If we know how our workforce is made up we are more able to address any issues of under-representation. Even where there is no legal requirement to monitor equality data, it is good practice for us to know whether our services are accessible and used by all groups. Equality monitoring can inform the effective use of resources, improve competitiveness and enhance service delivery.

Certain types of monitoring procedures are compulsory for universities, either to ensure legal compliance or to meet with requirements of organisations such as HESA, but there are other internal benefits that arise from monitoring.

The Benefits of Equality Monitoring

Equality monitoring:

  • allows us to get a clearer picture of the composition of the University’s workforce
  • tells us if some groups of staff are potentially being disadvantaged
  • prompts discussion about disability-related support or adjustments
  • provides the opportunity to target specific groups of staff with information about relevant positive action or support 

How will we collect this data? 

Every new employee is asked to complete an Equal Opportunities Monitoring Form on commencement of their employment. However, during the course of their employment, staff circumstances may change so the Personnel department periodically sends out the same form to existing staff in order to keep records up to date and accurate.  

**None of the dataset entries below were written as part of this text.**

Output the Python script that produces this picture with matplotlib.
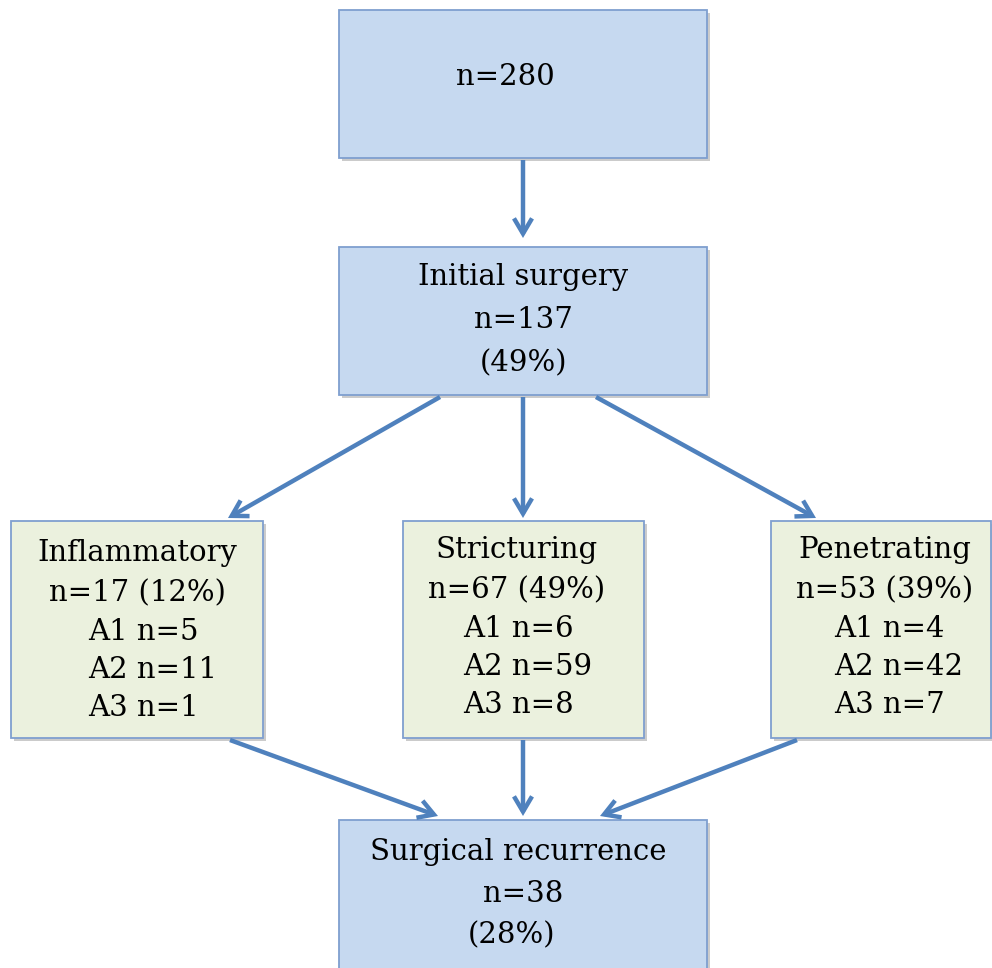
"""
Flow chart: surgery cohort by disease behaviour
"""

import matplotlib
matplotlib.use('Agg')
import matplotlib.pyplot as plt
from matplotlib.patches import Rectangle, FancyArrowPatch
import matplotlib.patheffects as pe

# chart text
TOP_LINES = ["n=280"]
SURGERY_LINES = ["Initial surgery", "n=137", "(49%)"]
BEHAVIOURS = ["Inflammatory", "Stricturing", "Penetrating"]
BEHAVIOUR_N = ["n=17 (12%)", "n=67 (49%)", "n=53 (39%)"]
A1_COUNTS = [5, 6, 4]
A2_COUNTS = [11, 59, 42]
A3_COUNTS = [1, 8, 7]
RECUR_LINES = ["Surgical recurrence", "n=38", "(28%)"]

BLUE_FILL = '#c6d9f0'
GREEN_FILL = '#ebf1de'
EDGE = '#7f9fcf'
ARROW = '#4f81bd'
FONT = 'DejaVu Serif'
FS = 21

fig = plt.figure(figsize=(9.92, 9.68), dpi=100)
ax = fig.add_axes([0, 0, 1, 1])
ax.set_xlim(0, 992)
ax.set_ylim(968, 0)
ax.axis('off')

shadow = [pe.SimplePatchShadow(offset=(2, -2), shadow_rgbFace='#999999', alpha=0.5), pe.Normal()]


def box(x0, y0, x1, y1, fill):
    r = Rectangle((x0, y0), x1 - x0, y1 - y0, facecolor=fill, edgecolor=EDGE, lw=1.3)
    r.set_path_effects(shadow)
    ax.add_patch(r)


def arrow(x0, y0, x1, y1):
    ax.add_patch(FancyArrowPatch((x0, y0), (x1, y1), arrowstyle='->,head_length=11,head_width=6.5',
                                 mutation_scale=1, color=ARROW, lw=3.2, shrinkA=0, shrinkB=0,
                                 joinstyle='miter', capstyle='butt'))


def text(x, y, s, ha='center'):
    ax.text(x, y, s, ha=ha, va='center', fontsize=FS, family=FONT, color='black')


# boxes
box(339, 10, 707, 158, BLUE_FILL)
box(339, 247, 707, 395, BLUE_FILL)
box(11, 521, 263, 738, GREEN_FILL)
box(403, 521, 644, 738, GREEN_FILL)
box(771, 521, 991, 738, GREEN_FILL)
box(339, 820, 707, 990, BLUE_FILL)

# arrows
arrow(523, 160, 523, 238)
arrow(440, 397, 228, 518)
arrow(523, 397, 523, 518)
arrow(596, 397, 816, 518)
arrow(230, 740, 438, 816)
arrow(523, 740, 523, 816)
arrow(797, 740, 600, 816)

# top box
text(505, 77, TOP_LINES[0])

# initial surgery
for i, s in enumerate(SURGERY_LINES):
    text(523, 277 + 43 * i, s)

# behaviour boxes
centres = [137, 517, 885]
a_left = [88, 463, 834]
first_y = [553, 550, 550]
for k in range(3):
    y0 = first_y[k]
    text(centres[k], y0, BEHAVIOURS[k])
    text(centres[k], y0 + 40, BEHAVIOUR_N[k])
    text(a_left[k], y0 + 79, f"A1 n={A1_COUNTS[k]}", ha='left')
    text(a_left[k], y0 + 117, f"A2 n={A2_COUNTS[k]}", ha='left')
    text(a_left[k], y0 + 155, f"A3 n={A3_COUNTS[k]}", ha='left')

# recurrence box
rec_x = [518, 523, 512]
for i, s in enumerate(RECUR_LINES):
    text(rec_x[i], 852 + 41.5 * i, s)

fig.savefig('out.png', dpi=100, facecolor='white')
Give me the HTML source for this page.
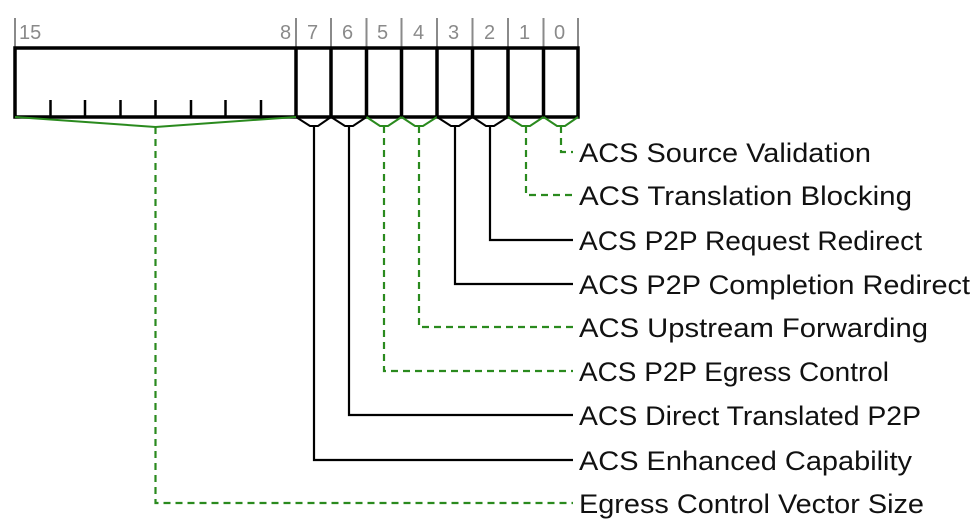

The information that you provide us is essential if we are to monitor and analyse our staff profile and to meet your individual needs. Whilst we realise that the decision to disclose this information is a personal choice, we wish to stress that that all personal data held on staff is sourced and maintained securely and confidentially and access is restricted to individuals in the Personnel department. This data is protected under the Data Protection Act and, under this Act, all staff have the right to see their own personal data.